Research on immigration to the United States remains plagued by the lack of data available to researchers, precisely at a time when public policy discussions are most in need of input by social scientists. Even more problematic is the fact that the limited existing knowledge that we have about the characteristics of the unauthorized population has been derived from imputation approaches that the simulation exercises reported here have shown to yield biased estimates. Nevertheless, the simulation exercises have also demonstrated that social scientists have at their disposal reliable data and statistical methods for imputing legal status in large-scale surveys lacking such measures, insofar as important conditions are met. Although these conditions might appear to limit the utility of the CSMI method, it can nevertheless be employed to substantially expand the body of literature on the incorporation of the unauthorized population beyond the limited number of studies that currently comprise it.
This research was supported by grants from the National Institutes of Health (RC2 HD064497, P01 HD062498, K01MH087219, and 2R24HD041025). We thank Michelle Frisco, Molly Martin, Nancy Landale, Claire Altman, Susana Sanchez, and the anonymous reviewers for helpful comments.
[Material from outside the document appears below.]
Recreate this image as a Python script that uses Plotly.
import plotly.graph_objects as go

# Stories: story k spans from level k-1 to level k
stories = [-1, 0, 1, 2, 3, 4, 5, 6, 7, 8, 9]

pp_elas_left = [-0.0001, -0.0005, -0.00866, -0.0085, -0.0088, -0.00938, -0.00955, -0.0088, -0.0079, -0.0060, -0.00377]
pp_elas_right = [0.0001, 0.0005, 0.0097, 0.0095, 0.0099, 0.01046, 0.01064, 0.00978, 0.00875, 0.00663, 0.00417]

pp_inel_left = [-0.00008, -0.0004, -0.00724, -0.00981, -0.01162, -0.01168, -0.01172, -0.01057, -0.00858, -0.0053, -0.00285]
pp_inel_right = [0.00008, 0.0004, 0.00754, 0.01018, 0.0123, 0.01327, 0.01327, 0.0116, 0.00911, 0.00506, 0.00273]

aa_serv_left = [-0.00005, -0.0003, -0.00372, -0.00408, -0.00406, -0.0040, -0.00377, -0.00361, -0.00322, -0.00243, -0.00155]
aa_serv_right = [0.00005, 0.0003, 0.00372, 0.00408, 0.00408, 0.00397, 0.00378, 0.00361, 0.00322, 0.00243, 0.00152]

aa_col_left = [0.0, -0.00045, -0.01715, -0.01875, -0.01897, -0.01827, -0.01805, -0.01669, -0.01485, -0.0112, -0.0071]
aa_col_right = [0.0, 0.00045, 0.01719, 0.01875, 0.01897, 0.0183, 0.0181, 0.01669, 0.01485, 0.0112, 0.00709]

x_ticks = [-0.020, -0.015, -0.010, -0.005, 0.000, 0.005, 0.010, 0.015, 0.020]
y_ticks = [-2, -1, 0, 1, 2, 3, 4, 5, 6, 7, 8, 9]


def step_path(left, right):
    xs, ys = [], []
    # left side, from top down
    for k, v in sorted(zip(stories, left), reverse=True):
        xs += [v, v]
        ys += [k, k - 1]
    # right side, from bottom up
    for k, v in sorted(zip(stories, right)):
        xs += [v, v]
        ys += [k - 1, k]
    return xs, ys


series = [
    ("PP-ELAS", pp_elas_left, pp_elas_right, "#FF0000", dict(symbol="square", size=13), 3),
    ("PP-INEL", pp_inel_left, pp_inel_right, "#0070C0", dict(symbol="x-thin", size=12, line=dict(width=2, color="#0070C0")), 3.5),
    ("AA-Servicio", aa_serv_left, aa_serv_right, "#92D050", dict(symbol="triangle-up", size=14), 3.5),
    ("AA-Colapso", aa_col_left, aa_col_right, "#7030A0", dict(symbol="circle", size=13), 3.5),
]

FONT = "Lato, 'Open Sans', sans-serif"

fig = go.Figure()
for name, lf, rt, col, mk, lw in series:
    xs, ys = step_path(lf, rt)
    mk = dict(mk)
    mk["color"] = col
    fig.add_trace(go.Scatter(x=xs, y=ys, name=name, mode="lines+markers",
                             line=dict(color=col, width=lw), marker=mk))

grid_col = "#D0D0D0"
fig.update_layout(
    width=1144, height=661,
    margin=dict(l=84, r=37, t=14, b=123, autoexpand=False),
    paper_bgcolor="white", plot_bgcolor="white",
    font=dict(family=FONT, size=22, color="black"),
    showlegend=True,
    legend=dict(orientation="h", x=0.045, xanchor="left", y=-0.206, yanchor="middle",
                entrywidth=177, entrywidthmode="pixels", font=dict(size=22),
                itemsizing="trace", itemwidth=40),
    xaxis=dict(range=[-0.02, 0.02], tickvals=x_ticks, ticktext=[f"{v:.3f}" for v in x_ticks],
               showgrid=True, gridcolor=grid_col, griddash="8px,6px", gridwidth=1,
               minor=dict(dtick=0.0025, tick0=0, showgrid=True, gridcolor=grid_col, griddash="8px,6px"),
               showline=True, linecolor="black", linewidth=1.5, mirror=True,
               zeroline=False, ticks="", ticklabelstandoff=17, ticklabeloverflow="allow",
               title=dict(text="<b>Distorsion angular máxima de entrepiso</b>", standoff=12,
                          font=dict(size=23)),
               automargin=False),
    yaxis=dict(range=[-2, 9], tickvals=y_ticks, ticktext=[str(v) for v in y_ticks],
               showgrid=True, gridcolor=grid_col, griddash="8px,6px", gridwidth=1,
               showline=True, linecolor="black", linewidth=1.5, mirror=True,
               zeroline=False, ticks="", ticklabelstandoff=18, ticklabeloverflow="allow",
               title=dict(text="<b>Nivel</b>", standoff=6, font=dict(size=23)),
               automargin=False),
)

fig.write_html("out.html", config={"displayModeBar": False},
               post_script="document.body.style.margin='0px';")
The content is solely the responsibility of the authors and does not necessarily represent the official views of the National Institutes of Health.
Indicators of legality include U.S. citizenship, migration from countries and periods that correspond with known patterns of refugee flows, being newly arrived with characteristics that would qualify for certain visa categories, working in occupations or industries that require legal status; receipt of public assistance or social services, and having moved to the United States before 1982 (thus qualifying for IRCA legalization).
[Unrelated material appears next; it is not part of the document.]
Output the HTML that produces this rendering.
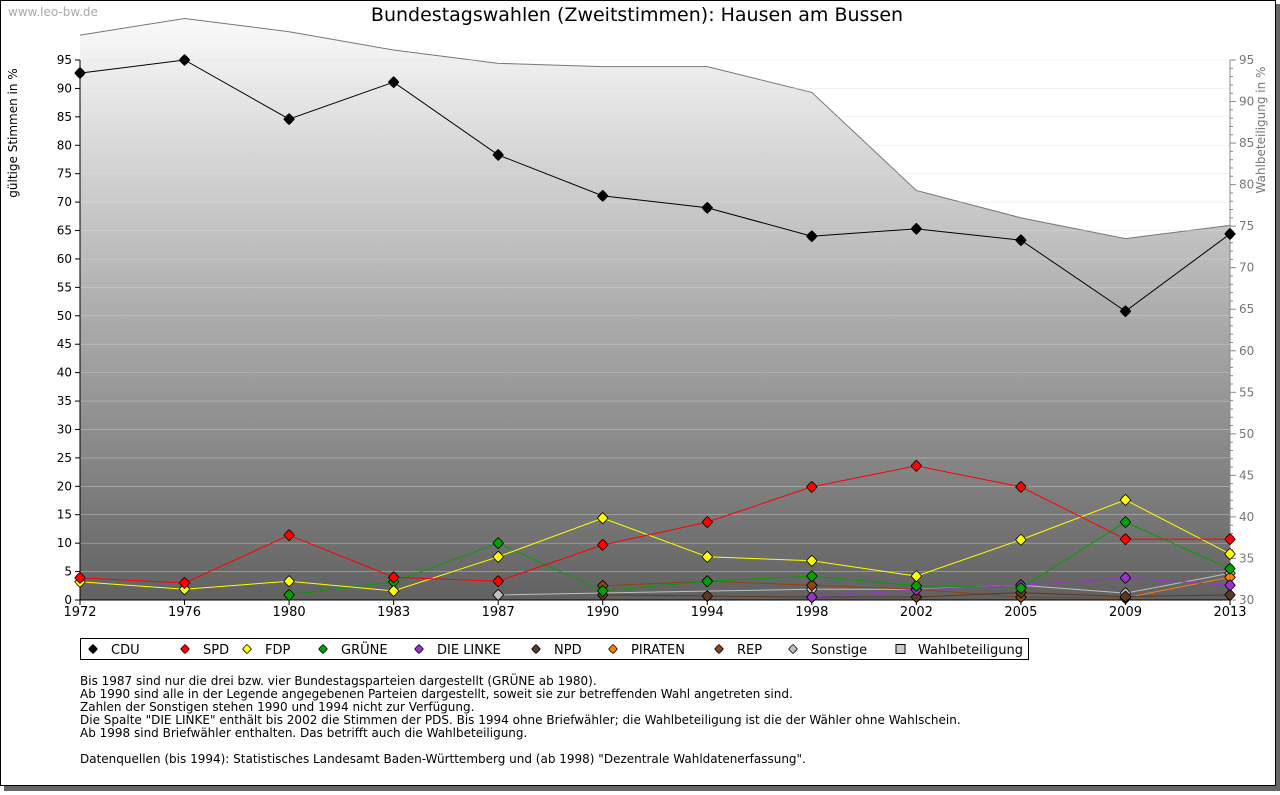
<!DOCTYPE html>
<html><head><meta charset="utf-8"><style>
body{margin:0;background:#fff;font-family:"DejaVu Sans","Liberation Sans",sans-serif;}
svg text{font-family:"DejaVu Sans","Liberation Sans",sans-serif;}
</style></head><body>
<svg id="c" width="1280" height="791" xmlns="http://www.w3.org/2000/svg">
<defs>
<linearGradient id="bg" x1="0" y1="0" x2="0" y2="1">
<stop offset="0" stop-color="#fafafa"/><stop offset="1" stop-color="#616161"/>
</linearGradient>
</defs>
<rect x="1276" y="4" width="4" height="787" fill="#666"/>
<rect x="4" y="786" width="1276" height="5" fill="#666"/>
<rect x="0.5" y="0.5" width="1275" height="785" fill="#fff" stroke="#000"/>
<text x="8" y="16" font-size="12" fill="#aaa">www.leo-bw.de</text>
<text x="637" y="21" font-size="19" text-anchor="middle">Bundestagswahlen (Zweitstimmen): Hausen am Bussen</text>
<g id="plot"></g>
<text transform="translate(17,133) rotate(-90)" font-size="12" text-anchor="middle">gültige Stimmen in %</text>
<text transform="translate(1265,130) rotate(-90)" font-size="12" fill="#777" text-anchor="middle">Wahlbeteiligung in %</text>
<g id="legend"></g>
<g font-size="12">
<text x="80" y="685">Bis 1987 sind nur die drei bzw. vier Bundestagsparteien dargestellt (GRÜNE ab 1980).</text>
<text x="80" y="698">Ab 1990 sind alle in der Legende angegebenen Parteien dargestellt, soweit sie zur betreffenden Wahl angetreten sind.</text>
<text x="80" y="711">Zahlen der Sonstigen stehen 1990 und 1994 nicht zur Verfügung.</text>
<text x="80" y="724">Die Spalte "DIE LINKE" enthält bis 2002 die Stimmen der PDS. Bis 1994 ohne Briefwähler; die Wahlbeteiligung ist die der Wähler ohne Wahlschein.</text>
<text x="80" y="737">Ab 1998 sind Briefwähler enthalten. Das betrifft auch die Wahlbeteiligung.</text>
<text x="80" y="763">Datenquellen (bis 1994): Statistisches Landesamt Baden-Württemberg und (ab 1998) "Dezentrale Wahldatenerfassung".</text>
</g>
</svg>
<script>
const years=["1972","1976","1980","1983","1987","1990","1994","1998","2002","2005","2009","2013"];
const turnout=[98.0,100.0,98.4,96.2,94.6,94.2,94.2,91.1,79.3,76.0,73.5,75.1];
const cdu=[92.7,95.0,84.6,91.1,78.3,71.1,69.0,64.0,65.3,63.3,50.8,64.4];
const spd=[3.9,3.0,11.4,4.0,3.3,9.7,13.7,19.9,23.6,19.9,10.7,10.7];
const fdp=[3.2,1.9,3.3,1.6,7.6,14.4,7.6,6.9,4.2,10.6,17.6,8.1];
const gruene=[null,null,0.9,3.2,10.0,1.6,3.3,4.2,2.5,2.1,13.7,5.5];
const linke=[null,null,null,null,null,null,null,0.5,1.8,2.6,3.9,2.6];
const npd=[null,null,null,null,null,0.9,0.7,0.5,0.5,1.3,0.6,0.9];
const piraten=[null,null,null,null,null,null,null,null,null,null,0.4,4.0];
const rep=[null,null,null,null,null,2.5,3.3,2.6,1.9,0.5,0.3,null];
const sonstige=[null,null,null,null,0.9,null,null,1.9,1.9,2.6,1.2,4.7];
const leftTicks=[0,5,10,15,20,25,30,35,40,45,50,55,60,65,70,75,80,85,90,95];
const rightTicks=[30,35,40,45,50,55,60,65,70,75,80,85,90,95];

const NS="http://www.w3.org/2000/svg";
const X0=80,X1=1230,Y0=600,Y1=60;
const x=i=>X0+i*(X1-X0)/(years.length-1);
const y=v=>Y0-v*(Y0-Y1)/95;
const y2=v=>Y0-(v-30)*(Y0-Y1)/65;
const plot=document.getElementById('plot');
function mk(t,a,p){const e=document.createElementNS(NS,t);for(const k in a)e.setAttribute(k,a[k]);(p||plot).appendChild(e);return e;}

let d=`M${x(0)},${Y0}`;turnout.forEach((v,i)=>d+=` L${x(i)},${y2(v)}`);d+=` L${x(years.length-1)},${Y0} Z`;
const area=mk('path',{d:d,fill:'url(#bg)'});


const tl=mk('polyline',{points:turnout.map((v,i)=>x(i)+','+y2(v)).join(' '),fill:'none',stroke:'#777','stroke-width':1});


leftTicks.forEach(t=>{if(t>0)mk('line',{x1:X0,x2:X1,y1:y(t),y2:y(t),stroke:'#ddd','stroke-width':0.6,opacity:0.6});});
mk('line',{x1:X0,x2:X0,y1:Y1,y2:Y0,stroke:'#000'});
mk('line',{x1:X0,x2:X1,y1:Y0,y2:Y0,stroke:'#000'});
mk('line',{x1:X1,x2:X1,y1:Y1,y2:Y0,stroke:'#888'});
leftTicks.forEach(t=>{mk('line',{x1:X0-5,x2:X0,y1:y(t),y2:y(t),stroke:'#000'});
const tx=mk('text',{x:X0-8,y:y(t)+4,'font-size':12,'text-anchor':'end'});tx.textContent=t;

});
for(let v=30;v<=95;v++)mk('line',{x1:X1,x2:X1+(v%5?3:6),y1:y2(v),y2:y2(v),stroke:'#888'});
rightTicks.forEach(t=>{const tx=mk('text',{x:X1+9,y:y2(t)+4,'font-size':12,fill:'#777'});tx.textContent=t;

});
years.forEach((yr,i)=>{mk('line',{x1:x(i),x2:x(i),y1:Y0,y2:Y0+5,stroke:'#000'});
const tx=mk('text',{x:x(i),y:Y0+16,'font-size':13,'text-anchor':'middle'});tx.textContent=yr;

});

function diamond(cx,cy,s){return `M${cx},${cy-s} Q${cx+s*0.55},${cy-s*0.55} ${cx+s*0.95},${cy} Q${cx+s*0.55},${cy+s*0.55} ${cx},${cy+s} Q${cx-s*0.55},${cy+s*0.55} ${cx-s*0.95},${cy} Q${cx-s*0.55},${cy-s*0.55} ${cx},${cy-s} Z`;}
const series=[
['CDU',cdu,'#000000','cdu'],['SPD',spd,'#ff0000','spd'],['FDP',fdp,'#ffff00','fdp'],['GRÜNE',gruene,'#00a000','gruene'],
['DIE LINKE',linke,'#9933cc','linke'],['NPD',npd,'#5a3a22','npd'],['PIRATEN',piraten,'#ff7f00','piraten'],['REP',rep,'#8b4513','rep'],['Sonstige',sonstige,'#c0c0c0','sonstige']];
series.slice().reverse().forEach(([nm,vals,col,key])=>{
 const pts=[];vals.forEach((v,i)=>{if(v!==null)pts.push(x(i)+','+y(v));});
 const ln=mk('polyline',{points:pts.join(' '),fill:'none',stroke:col,'stroke-width':1});
 
 
 vals.forEach((v,i)=>{if(v===null)return;
  const m=mk('path',{d:diamond(x(i),y(v),5.5),fill:col,stroke:'#000','stroke-width':0.8});
  
  });
});
const lg=document.getElementById('legend');
mk('rect',{x:80.5,y:638.5,width:948,height:21,fill:'#fff',stroke:'#000'},lg);
const lx=[93,185,247,323,419,536,613,719,793,900];
series.concat([['Wahlbeteiligung',null,'#ccc','turnout']]).forEach(([nm,v,col,key],i)=>{
 let m;
 if(key==='turnout')m=mk('rect',{x:lx[i]-4,y:644.5,width:9,height:9,fill:'#ccc',stroke:'#000'},lg);
 else m=mk('path',{d:diamond(lx[i],649,4.5),fill:col,stroke:'#000','stroke-width':0.8},lg);
 
 
 const t=mk('text',{x:lx[i]+18,y:654,'font-size':13},lg);t.textContent=nm;
 
 
});
</script>
</body></html>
Regressors include insurance coverage, all the controls described earlier, and several additional variables: marital status, spouse’s citizenship, occupational status, English proficiency, parental status, household size, homeownership, employment status, occupation, state of residence, and selected squared and interaction terms.
We tested variations where we altered which half of the non–probably legal were coded as unauthorized: those most likely to be unauthorized, the most disadvantaged, and a random half. None performed better than the demographic accounting method described here.
We also tried (1) coding unauthorized status to 0 for those who are “probably legal” before multiply imputing, (2) including “probably legal” and the predicted probability separately in the imputation model, and (3) coding the “probably legal” as legal and those with very high probabilities of being unauthorized (>.8) as unauthorized prior to multiple imputation. None of these variations outperformed the logical-CSMI method.